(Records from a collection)
———
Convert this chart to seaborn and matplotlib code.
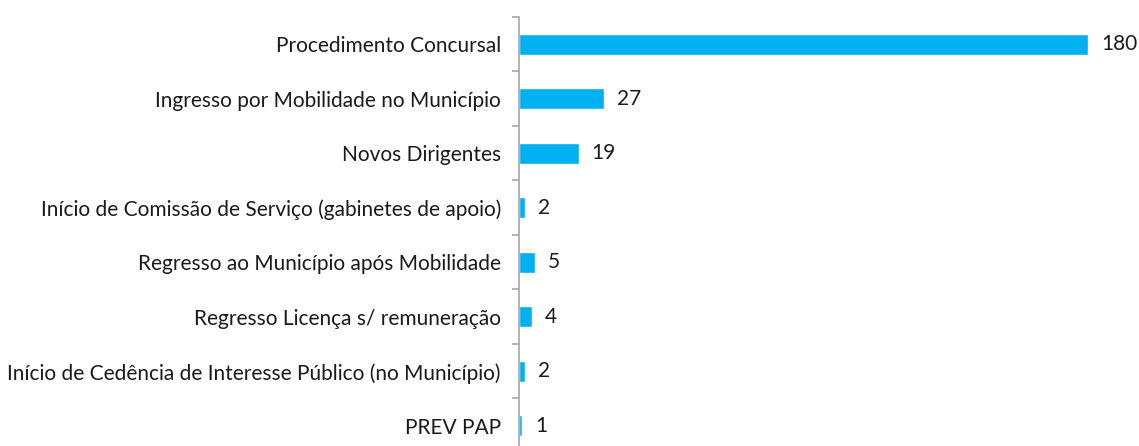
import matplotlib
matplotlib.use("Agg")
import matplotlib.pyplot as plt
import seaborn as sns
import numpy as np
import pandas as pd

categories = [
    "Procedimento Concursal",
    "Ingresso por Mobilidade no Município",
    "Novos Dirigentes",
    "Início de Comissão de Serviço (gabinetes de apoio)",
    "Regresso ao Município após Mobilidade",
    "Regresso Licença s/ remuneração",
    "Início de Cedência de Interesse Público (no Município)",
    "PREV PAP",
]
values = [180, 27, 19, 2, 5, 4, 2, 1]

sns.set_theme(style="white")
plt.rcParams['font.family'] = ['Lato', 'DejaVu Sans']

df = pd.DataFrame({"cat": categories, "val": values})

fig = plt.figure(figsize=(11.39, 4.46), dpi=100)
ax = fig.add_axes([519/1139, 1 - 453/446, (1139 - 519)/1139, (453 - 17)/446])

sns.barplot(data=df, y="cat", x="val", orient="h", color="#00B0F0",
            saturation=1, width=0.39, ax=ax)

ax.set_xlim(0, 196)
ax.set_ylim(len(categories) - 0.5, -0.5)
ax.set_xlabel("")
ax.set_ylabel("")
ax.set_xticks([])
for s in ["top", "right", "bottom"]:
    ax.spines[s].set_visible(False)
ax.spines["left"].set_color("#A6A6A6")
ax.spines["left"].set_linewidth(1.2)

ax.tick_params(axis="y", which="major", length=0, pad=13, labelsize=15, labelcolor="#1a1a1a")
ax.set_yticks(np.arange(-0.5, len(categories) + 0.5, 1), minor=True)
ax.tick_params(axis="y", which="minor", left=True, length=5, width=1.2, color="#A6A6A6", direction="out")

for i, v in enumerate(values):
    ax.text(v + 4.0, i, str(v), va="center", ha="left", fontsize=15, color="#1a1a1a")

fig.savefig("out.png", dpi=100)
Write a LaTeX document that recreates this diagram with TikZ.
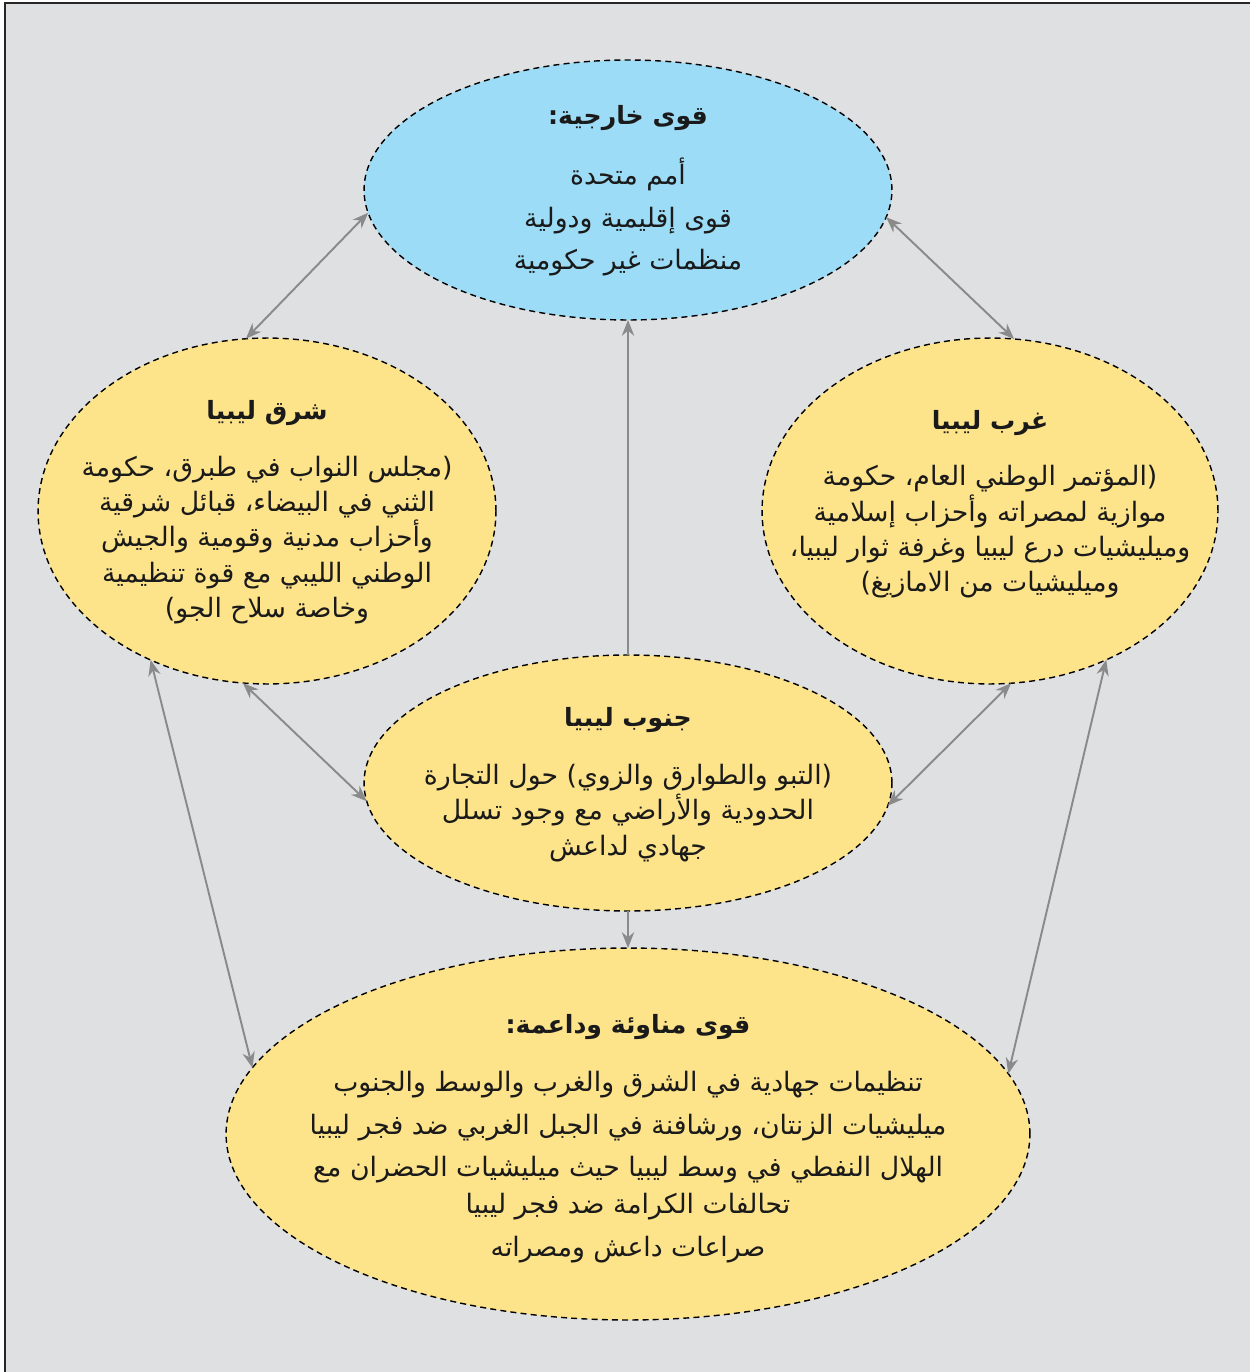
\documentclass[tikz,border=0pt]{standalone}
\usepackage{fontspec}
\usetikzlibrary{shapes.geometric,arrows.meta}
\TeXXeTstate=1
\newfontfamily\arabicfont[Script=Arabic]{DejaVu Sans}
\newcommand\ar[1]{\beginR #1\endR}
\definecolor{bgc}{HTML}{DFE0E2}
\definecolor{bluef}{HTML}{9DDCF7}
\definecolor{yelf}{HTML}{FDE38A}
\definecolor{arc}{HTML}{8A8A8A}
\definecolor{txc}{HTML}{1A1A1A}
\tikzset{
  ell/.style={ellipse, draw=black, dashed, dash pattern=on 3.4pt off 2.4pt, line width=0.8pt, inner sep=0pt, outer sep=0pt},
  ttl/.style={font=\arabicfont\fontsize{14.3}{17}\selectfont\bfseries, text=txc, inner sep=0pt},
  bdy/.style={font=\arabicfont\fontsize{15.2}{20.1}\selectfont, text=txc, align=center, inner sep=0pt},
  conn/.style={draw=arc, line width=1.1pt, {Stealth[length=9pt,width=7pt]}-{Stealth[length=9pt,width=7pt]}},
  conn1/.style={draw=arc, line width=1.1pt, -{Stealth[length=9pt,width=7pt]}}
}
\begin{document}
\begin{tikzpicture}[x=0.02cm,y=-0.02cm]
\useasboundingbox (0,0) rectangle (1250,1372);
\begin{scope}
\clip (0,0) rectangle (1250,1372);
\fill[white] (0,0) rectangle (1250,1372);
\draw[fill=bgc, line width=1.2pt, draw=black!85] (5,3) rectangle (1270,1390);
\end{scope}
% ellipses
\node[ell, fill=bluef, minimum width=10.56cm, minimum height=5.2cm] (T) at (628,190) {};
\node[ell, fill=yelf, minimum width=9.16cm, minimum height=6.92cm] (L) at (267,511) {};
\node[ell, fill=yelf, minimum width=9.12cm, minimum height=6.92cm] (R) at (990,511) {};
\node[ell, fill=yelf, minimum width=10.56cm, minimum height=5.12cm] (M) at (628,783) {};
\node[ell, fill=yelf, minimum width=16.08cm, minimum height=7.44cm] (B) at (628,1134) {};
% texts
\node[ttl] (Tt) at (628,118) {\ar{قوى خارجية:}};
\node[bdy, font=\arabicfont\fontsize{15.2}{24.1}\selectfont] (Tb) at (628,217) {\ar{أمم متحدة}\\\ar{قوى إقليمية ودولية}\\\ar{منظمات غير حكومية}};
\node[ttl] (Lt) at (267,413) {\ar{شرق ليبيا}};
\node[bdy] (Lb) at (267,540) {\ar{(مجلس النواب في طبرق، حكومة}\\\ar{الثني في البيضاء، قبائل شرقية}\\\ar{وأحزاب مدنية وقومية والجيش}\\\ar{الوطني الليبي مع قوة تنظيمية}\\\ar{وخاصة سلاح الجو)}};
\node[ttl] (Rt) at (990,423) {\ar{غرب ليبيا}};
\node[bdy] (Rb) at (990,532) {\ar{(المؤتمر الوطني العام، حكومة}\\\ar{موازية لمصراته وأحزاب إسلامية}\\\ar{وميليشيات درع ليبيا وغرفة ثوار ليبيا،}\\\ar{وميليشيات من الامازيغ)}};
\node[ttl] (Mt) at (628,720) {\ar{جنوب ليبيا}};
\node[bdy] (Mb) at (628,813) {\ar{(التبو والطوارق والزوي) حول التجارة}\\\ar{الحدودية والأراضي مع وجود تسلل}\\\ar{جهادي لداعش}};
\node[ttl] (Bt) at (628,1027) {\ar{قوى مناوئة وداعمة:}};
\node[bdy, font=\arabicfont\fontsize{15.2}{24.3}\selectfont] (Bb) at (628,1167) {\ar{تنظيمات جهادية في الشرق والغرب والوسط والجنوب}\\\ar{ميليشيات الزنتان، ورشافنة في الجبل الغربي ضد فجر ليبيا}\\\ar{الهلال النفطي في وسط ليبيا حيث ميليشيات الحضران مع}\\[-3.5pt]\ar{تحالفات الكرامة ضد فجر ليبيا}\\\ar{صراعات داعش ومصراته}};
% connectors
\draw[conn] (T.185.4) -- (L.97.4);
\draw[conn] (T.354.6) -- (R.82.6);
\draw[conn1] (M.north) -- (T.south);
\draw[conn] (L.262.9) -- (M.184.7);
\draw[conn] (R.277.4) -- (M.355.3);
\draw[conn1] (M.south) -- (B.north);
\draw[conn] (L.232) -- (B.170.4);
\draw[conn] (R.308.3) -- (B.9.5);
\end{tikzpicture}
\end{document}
———
» **OBJECTIVE**
Scan the records above and report how many lines include the word "this", without any other text.

» **FINAL ANSWER**
2